Microsoft has transformed into a platform company through Azure (cloud infrastructure platform), Office 365 (productivity platform), LinkedIn (professional networking platform), and GitHub (developer collaboration platform). Each platform creates switching costs through deep integration and data dependency, and together they form an interconnected ecosystem that makes Microsoft one of the most deeply embedded technology providers in the enterprise world.
Risks to Platform Business Models
Despite their power, platform businesses face several risks:
Disintermediation: Participants may attempt to bypass the platform once they have established relationships, particularly if the platform's take rate is high. A marketplace where buyers and sellers develop direct relationships may see transactions move off-platform.
Regulatory scrutiny: Dominant platforms increasingly face antitrust regulation, data privacy requirements, and content moderation mandates that can constrain their market power and increase operating costs.
Platform decay: If the quality of the platform experience degrades — through spam, fraud, low-quality participants, or excessive advertising — users may leave for alternatives. Maintaining platform quality requires ongoing investment and governance.
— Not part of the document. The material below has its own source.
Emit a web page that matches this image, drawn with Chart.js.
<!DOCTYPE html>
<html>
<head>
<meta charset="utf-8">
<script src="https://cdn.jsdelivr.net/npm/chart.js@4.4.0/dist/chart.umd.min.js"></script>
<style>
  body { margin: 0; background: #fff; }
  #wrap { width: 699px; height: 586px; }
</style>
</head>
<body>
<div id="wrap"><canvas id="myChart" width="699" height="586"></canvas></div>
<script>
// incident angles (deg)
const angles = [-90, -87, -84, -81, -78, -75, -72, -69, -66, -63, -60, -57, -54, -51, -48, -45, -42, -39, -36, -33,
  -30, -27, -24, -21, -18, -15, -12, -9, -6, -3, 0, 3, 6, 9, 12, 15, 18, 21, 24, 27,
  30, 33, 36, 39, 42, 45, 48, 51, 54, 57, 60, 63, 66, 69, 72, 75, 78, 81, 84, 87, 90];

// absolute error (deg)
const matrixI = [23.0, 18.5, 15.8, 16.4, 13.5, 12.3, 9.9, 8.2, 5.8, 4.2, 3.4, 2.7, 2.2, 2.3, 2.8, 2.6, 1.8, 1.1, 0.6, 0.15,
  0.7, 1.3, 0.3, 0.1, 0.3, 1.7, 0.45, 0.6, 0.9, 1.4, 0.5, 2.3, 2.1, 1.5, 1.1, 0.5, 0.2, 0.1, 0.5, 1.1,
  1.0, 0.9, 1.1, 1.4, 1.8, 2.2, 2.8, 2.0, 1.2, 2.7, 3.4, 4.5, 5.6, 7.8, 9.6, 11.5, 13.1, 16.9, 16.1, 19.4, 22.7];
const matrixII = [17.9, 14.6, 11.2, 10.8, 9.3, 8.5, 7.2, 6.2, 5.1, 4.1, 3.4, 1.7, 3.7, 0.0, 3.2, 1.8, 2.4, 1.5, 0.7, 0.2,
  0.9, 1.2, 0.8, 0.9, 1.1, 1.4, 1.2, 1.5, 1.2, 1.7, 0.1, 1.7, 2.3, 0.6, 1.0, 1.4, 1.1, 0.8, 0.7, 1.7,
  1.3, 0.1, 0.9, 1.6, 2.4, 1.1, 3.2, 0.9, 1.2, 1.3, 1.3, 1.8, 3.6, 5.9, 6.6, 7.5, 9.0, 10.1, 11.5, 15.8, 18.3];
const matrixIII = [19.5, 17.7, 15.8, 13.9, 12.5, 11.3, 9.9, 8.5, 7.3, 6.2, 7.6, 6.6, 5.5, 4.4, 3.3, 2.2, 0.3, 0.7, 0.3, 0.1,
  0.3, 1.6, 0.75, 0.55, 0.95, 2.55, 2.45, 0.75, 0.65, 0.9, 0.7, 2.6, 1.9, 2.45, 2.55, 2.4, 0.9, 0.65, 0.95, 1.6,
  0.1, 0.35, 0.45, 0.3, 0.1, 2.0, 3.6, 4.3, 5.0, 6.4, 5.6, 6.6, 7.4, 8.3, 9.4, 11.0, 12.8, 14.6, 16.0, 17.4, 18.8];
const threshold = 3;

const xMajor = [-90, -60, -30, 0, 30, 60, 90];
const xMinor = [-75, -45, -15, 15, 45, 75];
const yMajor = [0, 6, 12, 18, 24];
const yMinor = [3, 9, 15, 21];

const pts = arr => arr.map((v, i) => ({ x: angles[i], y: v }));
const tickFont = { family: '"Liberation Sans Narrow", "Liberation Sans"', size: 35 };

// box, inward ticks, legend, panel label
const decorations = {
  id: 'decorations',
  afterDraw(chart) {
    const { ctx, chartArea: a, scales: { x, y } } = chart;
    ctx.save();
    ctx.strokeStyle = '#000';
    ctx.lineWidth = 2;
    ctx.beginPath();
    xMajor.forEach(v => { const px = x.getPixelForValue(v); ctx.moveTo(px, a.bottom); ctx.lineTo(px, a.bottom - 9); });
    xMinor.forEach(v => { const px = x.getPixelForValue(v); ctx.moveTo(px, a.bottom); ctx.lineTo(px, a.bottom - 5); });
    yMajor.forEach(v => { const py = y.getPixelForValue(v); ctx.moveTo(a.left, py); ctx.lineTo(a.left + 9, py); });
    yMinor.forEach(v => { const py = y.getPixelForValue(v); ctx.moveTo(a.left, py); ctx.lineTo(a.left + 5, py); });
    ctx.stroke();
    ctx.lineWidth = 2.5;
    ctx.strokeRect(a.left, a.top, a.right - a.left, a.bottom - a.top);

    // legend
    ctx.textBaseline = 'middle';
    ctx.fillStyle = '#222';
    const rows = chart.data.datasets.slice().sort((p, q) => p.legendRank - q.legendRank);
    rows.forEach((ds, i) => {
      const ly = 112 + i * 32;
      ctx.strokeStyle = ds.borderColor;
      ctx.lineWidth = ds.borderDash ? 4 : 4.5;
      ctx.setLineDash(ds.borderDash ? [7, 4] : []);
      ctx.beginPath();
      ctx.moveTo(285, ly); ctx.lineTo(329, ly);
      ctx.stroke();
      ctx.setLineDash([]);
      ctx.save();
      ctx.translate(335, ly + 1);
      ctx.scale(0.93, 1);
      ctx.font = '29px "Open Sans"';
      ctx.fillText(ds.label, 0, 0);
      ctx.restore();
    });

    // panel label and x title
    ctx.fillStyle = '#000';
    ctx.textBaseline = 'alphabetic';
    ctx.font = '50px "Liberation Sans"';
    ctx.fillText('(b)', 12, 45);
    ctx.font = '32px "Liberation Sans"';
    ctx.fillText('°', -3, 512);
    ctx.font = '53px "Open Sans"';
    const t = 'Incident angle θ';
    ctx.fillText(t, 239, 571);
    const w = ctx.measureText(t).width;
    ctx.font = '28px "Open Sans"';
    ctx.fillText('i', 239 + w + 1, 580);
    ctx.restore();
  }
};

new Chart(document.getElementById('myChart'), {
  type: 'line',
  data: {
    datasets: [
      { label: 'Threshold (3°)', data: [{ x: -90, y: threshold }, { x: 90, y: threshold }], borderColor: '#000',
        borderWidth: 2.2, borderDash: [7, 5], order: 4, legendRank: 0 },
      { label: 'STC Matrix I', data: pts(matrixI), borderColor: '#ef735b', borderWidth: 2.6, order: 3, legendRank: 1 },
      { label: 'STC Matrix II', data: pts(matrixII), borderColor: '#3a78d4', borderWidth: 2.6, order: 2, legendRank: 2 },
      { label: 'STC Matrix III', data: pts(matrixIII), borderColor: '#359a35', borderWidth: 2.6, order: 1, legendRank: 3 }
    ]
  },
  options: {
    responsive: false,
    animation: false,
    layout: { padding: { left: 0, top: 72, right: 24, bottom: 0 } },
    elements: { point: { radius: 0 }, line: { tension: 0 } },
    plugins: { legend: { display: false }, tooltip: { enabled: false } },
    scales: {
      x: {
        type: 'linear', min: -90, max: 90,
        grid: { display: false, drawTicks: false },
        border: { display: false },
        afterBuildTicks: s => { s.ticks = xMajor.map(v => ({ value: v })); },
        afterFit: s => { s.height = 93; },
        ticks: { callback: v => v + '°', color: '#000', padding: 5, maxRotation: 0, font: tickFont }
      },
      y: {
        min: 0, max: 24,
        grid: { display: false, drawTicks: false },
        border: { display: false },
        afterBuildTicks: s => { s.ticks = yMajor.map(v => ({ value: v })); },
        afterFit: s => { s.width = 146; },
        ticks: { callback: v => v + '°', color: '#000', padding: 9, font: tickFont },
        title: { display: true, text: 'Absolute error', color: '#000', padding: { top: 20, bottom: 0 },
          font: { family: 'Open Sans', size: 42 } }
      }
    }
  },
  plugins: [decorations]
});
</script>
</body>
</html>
Competition from vertical solutions: Specialized competitors may serve specific segments of a platform's market more effectively than the generalist platform. Over time, these vertical solutions can peel away the most valuable segments.
The Bottom Line
The platform business model is one of the most powerful competitive architectures in modern business, capable of generating exceptional network effects, switching costs, and economies of scale simultaneously. For investors, successful platforms offer the combination of high growth, high margins, and widening economic moats that produces the strongest long-term compounding. The key to platform investing is assessing whether a platform has achieved the critical mass needed for self-sustaining network effects, whether its take rate reflects genuine pricing power or market dominance, and whether the winner-take-most dynamics of its market will sustain its competitive position over the decades ahead.